(Host) Construction is set to begin on phase two of the Bennington ByPass this spring.
The Agency of Natural Resources held a public hearing last night on the impact the new, Northern Leg of Route 279 will have on wetlands.
But most of the decisions about the project have already been made, as VPR’s Susan Keese reports.
(Keese) The Bennington Bypass has been in the works so long it predates Act 250, which was passed in 1970. It’s grandfathered out of that permit process.
The Army Corps of Engineers has already provisionally approved the state’s plan to compensate for the wetlands the bypass will destroy.
But the plan also needs a water quality certificate from the state. And that was the subject of this hearing.
Charlene Brodie is a field naturalist for the project. She says engineers have already created a new 25-acre wetland site to compensate for the 15 acres of wetlands the project will damage.
(Brodie) “And if you go there now it’s covered with wetland plants in there, a lot of beavers and birds and ducks and geese.”
(Keese) Among the handful of residents at the hearing was Peter Souza, who recently moved to Bennington. Souza didn’t approve.
(Souza) “This whole plan is not justified. And the funding should be pulled immediately. These ponds, streams, wetlands and the quality of life of the residents around there. These have been evolving for generations to become what they are today. And now you bring bulldozers in and heavy equipment and engineers that claim –of course I believe a lot of engineers are trying to do the right thing, but it never turns out that way.”
(Keese) But officials at the meeting made it clear that the time for those arguments was past. Albert Krawczyk is a former Bennington legislator and a member of the state transportation board.
(Krawczyk)”I think most people are in favor of it. We’ve already noticed we’ve got less 18 wheelers coming down into Bennington.”
(Keese) The bypass was planned to divert heavy truck traffic away from the town center.

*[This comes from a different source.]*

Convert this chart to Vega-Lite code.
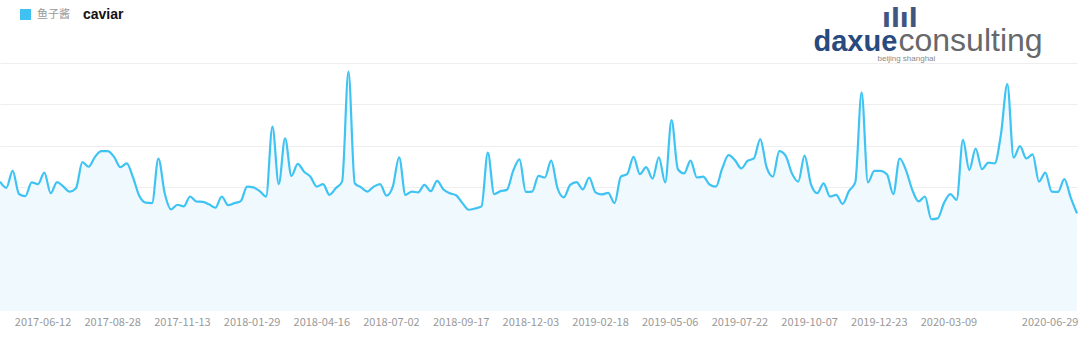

The first leg of the Bypass opened in 2004, with a price tag of about $55 million.
It allows traffic from New York State to join U.S. Route 7 heading to Manchester and Rutland without traveling through town. Krawczyk says he’s heard that some businesses have been negatively impacted.
(Krawczyk) “I think it will be positive in the long run. You know, there’s a lot of worries. It’s bound to be. But it’ll come about.”
(Keese) The three-mile Northern leg is expected to cost about $100 million including land acquisitions and other costs. Officials say the price tag could be higher by the time the project is finished in 2012.
For Vermont Public Radio, I’m Susan Keese.